Rutland Herald

By Peter Hirschfeld
Vermont Press Bureau
MONTPELIER — The Senate this week is on course to approve a health care bill that could soon change the way thousands of Vermonters purchase insurance.

Sen. Claire Ayer, chairwoman of the Senate Committee on Health and Welfare, said Sunday that she expects a floor debate either today or Tuesday on legislation establishing the so-called “health benefits exchange.”

Likened to a health insurance version of the Hotwire travel deals website, the federally mandated exchange will, according to supporters, create a highly regulated marketplace designed to offer consumers an array of quality, affordable options.

Federal law makes the exchange voluntary, preserving the ability of businesses and individuals to purchase less-regulated plans sold outside it. Not so in Vermont, where the Shumlin administration says it wants to use Vermont’s exchange as a bridge to a single-payer health care system.
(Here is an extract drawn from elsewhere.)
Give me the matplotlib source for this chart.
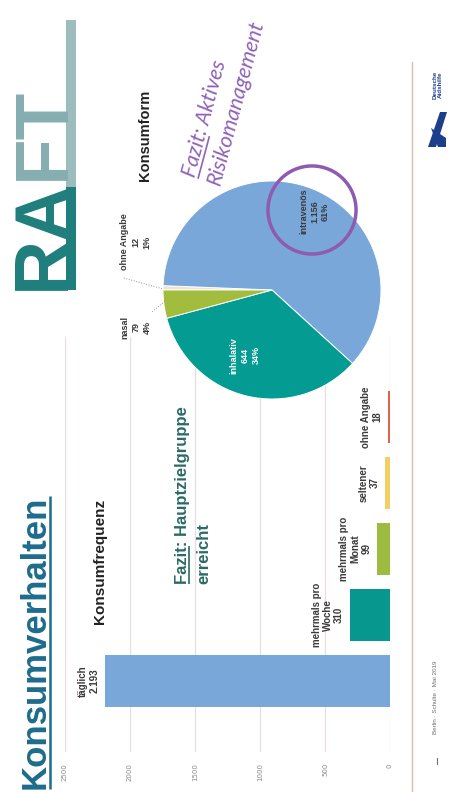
import matplotlib
matplotlib.use("Agg")
import matplotlib.pyplot as plt
from matplotlib.patches import Circle, Rectangle, Polygon
import numpy as np

# Konsumfrequenz (Balken)
freq_labels = ["täglich", "mehrmals pro\nWoche", "mehrmals pro\nMonat", "seltener", "ohne Angabe"]
freq_values = [2193, 310, 99, 37, 18]
freq_colors = ["#7aa7d9", "#07978f", "#9dbb3f", "#f3cf62", "#e0634a"]
freq_ticks = [0, 500, 1000, 1500, 2000, 2500]

# Konsumform (Torte), im Uhrzeigersinn ab links
form_labels = ["ohne Angabe", "intravenös", "inhalativ", "nasal"]
form_values = [12, 1156, 644, 79]
form_colors = ["#efe3cf", "#7aa7d9", "#049b93", "#a2bd3d"]

SANS = "Liberation Sans"

W, H = 450, 792
fig = plt.figure(figsize=(W / 100, H / 100), dpi=100)
renderer = fig.canvas.get_renderer()


def box(left, top, right, bottom):
    return [left / W, 1 - bottom / H, (right - left) / W, (bottom - top) / H]


def fmt(v):
    return f"{v:,}".replace(",", ".")


# --- Balkendiagramm ---
ax = fig.add_axes(box(65, 337, 390, 752))
pos = np.arange(len(freq_values))
ax.barh(pos, freq_values, height=0.79, color=freq_colors)
ax.set_xlim(freq_ticks[-1], 0)
ax.set_ylim(-1.08, 5.21)
ax.set_xticks(freq_ticks)
ax.set_xticklabels([str(t) for t in freq_ticks], rotation=90, fontsize=5, color="#8a8a8a")
ax.set_yticks([])
ax.grid(axis="x", color="#eadcdc", lw=0.9)
ax.set_axisbelow(True)
ax.tick_params(axis="x", length=0, pad=8)
for s in ax.spines.values():
    s.set_visible(False)
ax.patch.set_visible(False)
for i, (lab, v) in enumerate(zip(freq_labels, freq_values)):
    ax.annotate(f"{lab}\n{fmt(v)}", (v, i), xytext=(-4, 0), textcoords="offset points",
                rotation=90, rotation_mode="anchor", ha="center", va="bottom",
                multialignment="center", fontsize=7, color="#3a3a3a",
                family=SANS, fontweight="bold", linespacing=1.15)

# --- Tortendiagramm ---
pa = fig.add_axes(box(163, 181, 381, 399))
pa.pie(form_values, colors=form_colors, startangle=180, counterclock=False,
       radius=1, wedgeprops=dict(edgecolor="white", linewidth=0.7))
pa.set_xlim(-1, 1)
pa.set_ylim(-1, 1)
pa.set_aspect("equal")
pa.patch.set_visible(False)

total = sum(form_values)
pct = [round(v / total * 100) for v in form_values]
label_pos = [(-1.25, 0.44), (0.39, 0.72), (-0.25, -0.60), (-1.25, -0.34)]
label_col = ["#3a3a3a", "#3a3a3a", "white", "#3a3a3a"]
for lab, v, p, xy, c in zip(form_labels, form_values, pct, label_pos, label_col):
    pa.text(xy[0], xy[1], f"{lab}\n{fmt(v)}\n{p}%", rotation=90, ha="center", va="center",
            multialignment="center", fontsize=6.5, color=c, family=SANS,
            fontweight="bold", linespacing=1.3, clip_on=False)
# Hinweislinien zu den kleinen Segmenten
pa.plot([-1.36, -1.0], [0.11, 0.01], ls=":", lw=0.7, color="#999999", clip_on=False)
pa.plot([-1.10, -0.98], [-0.20, -0.10], ls=":", lw=0.7, color="#999999", clip_on=False)
pa.add_patch(Circle((0.367, 0.734), 0.404, fill=False, ec="#8e5bb0", lw=2.5, clip_on=False))

# --- Texte und Deko ---
ov = fig.add_axes([0, 0, 1, 1], zorder=5)
ov.set_xlim(0, W)
ov.set_ylim(H, 0)
ov.axis("off")


def write(x, y, s, rot=90, size=10, color="k", weight="normal", style="normal",
          family=SANS, ha="left", underline=None, ul_lw=1.2):
    ov.text(x, y, s, rotation=rot, rotation_mode="anchor", ha=ha, va="baseline",
            fontsize=size, color=color, fontweight=weight, fontstyle=style, family=family)
    if underline:
        probe = ov.text(0, 0, underline, fontsize=size, fontweight=weight,
                        fontstyle=style, family=family)
        w = probe.get_window_extent(renderer).width
        probe.remove()
        th = np.deg2rad(rot)
        d = np.array([np.cos(th), -np.sin(th)])
        n = np.array([np.sin(th), np.cos(th)])
        p0 = np.array([x, y]) + n * size * 0.2
        p1 = p0 + d * w
        ov.plot([p0[0], p1[0]], [p0[1], p1[1]], color=color, lw=ul_lw, solid_capstyle="butt")


write(45, 789, "Konsumverhalten", size=25, color="#1d6c8c", weight="bold",
      underline="Konsumverhalten", ul_lw=1.8)
write(104, 561, "Konsumfrequenz", size=11, color="#222222", weight="bold", ha="center")
write(149, 135, "Konsumform", size=10.5, color="#222222", weight="bold", ha="center")

teal_txt = "#2b6a66"
write(187, 584, "Fazit: Hauptzielgruppe", size=12, color=teal_txt, weight="bold",
      underline="Fazit")
write(208, 584, "erreicht", size=12, color=teal_txt, weight="bold")

purple = "#9062b8"
write(195, 178, "Fazit: Aktives", rot=75, size=15.5, color=purple, style="italic",
      family="Lato", underline="Fazit")
write(220, 186, "Risikomanagement", rot=75, size=15.5, color=purple, style="italic",
      family="Lato")

# Projektlogo
write(64, 290, "RA", size=55, color="#1f7f7c", weight="bold")
write(64, 180, "FT", size=55, color="#86aeb0", weight="bold")
ov.add_patch(Rectangle((66, 187), 10, 103, color="#1f7f7c", lw=0))
ov.add_patch(Rectangle((66, 20), 10, 167, color="#9dbcbe", lw=0))

# Fußzeile
ov.plot([412, 412], [62, 792], color="#dcbcae", lw=1)
write(437, 697, "Berlin · Schulte · Mai 2019", size=4.5, color="#6f6f6f", ha="center")
ov.plot([437, 437], [758, 764], color="#6f6f6f", lw=0.8)
ov.add_patch(Polygon([(428, 147), (436, 147), (447, 112), (440, 112)], color="#1b3f8b", lw=0))
ov.add_patch(Polygon([(431, 128), (446, 138), (446, 147), (438, 147)], color="#1b3f8b", lw=0))
ov.text(438, 85, "Deutsche\nAidshilfe", rotation=90, ha="center", va="center",
        fontsize=4.5, color="#1b3f8b", family=SANS, fontweight="bold", linespacing=1.1)

fig.savefig("out.png", dpi=100, facecolor="white")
Legislation headed to the Senate floor this week (a similar bill passed easily in the House earlier in the session) would require individuals and businesses with fewer than 50 employees to purchase insurance from the exchange. Those requirements would place slightly more than 90,000 people in the exchange when it comes online in 2014.

Ayer, an Addison County Democrat, said that by making membership in the exchange mandatory, Vermont will be able to use the exchange infrastructure as a forerunner to the publicly funded, universal system of care envisioned in the single-payer legislation passed last year.

“We’re using the (exchange) as a pivot point to move into the single-pipe system,” Ayer said. “One of the really important things about our path forward is realizing the savings we have calculated in administrative costs. And having as many people inside the exchange as possible will allow us to move toward that single administrative structure.”

Ayer said there are other benefits to being inside the exchange, such as the availability of federal tax credits for individuals making less than 400 percent of the poverty level — about $90,000 for a family of four.

But the small-business mandates in the Senate bill have generated opposition from key industry trade groups, including the Vermont Chamber of Commerce. Those groups say that by forcing small businesses into the exchange — about 16,500 Vermont businesses fall into the 50-or-fewer employees category — Vermont unnecessarily constrains the range of options available to business owners.

Jeff Wennberg, executive director of the anti-single-payer group Vermonters for Health Care Freedom, has said that Vermont businesses currently can choose from scores of health plans.

Under the Senate proposal, he said, the number of options will be cut to fewer than 18.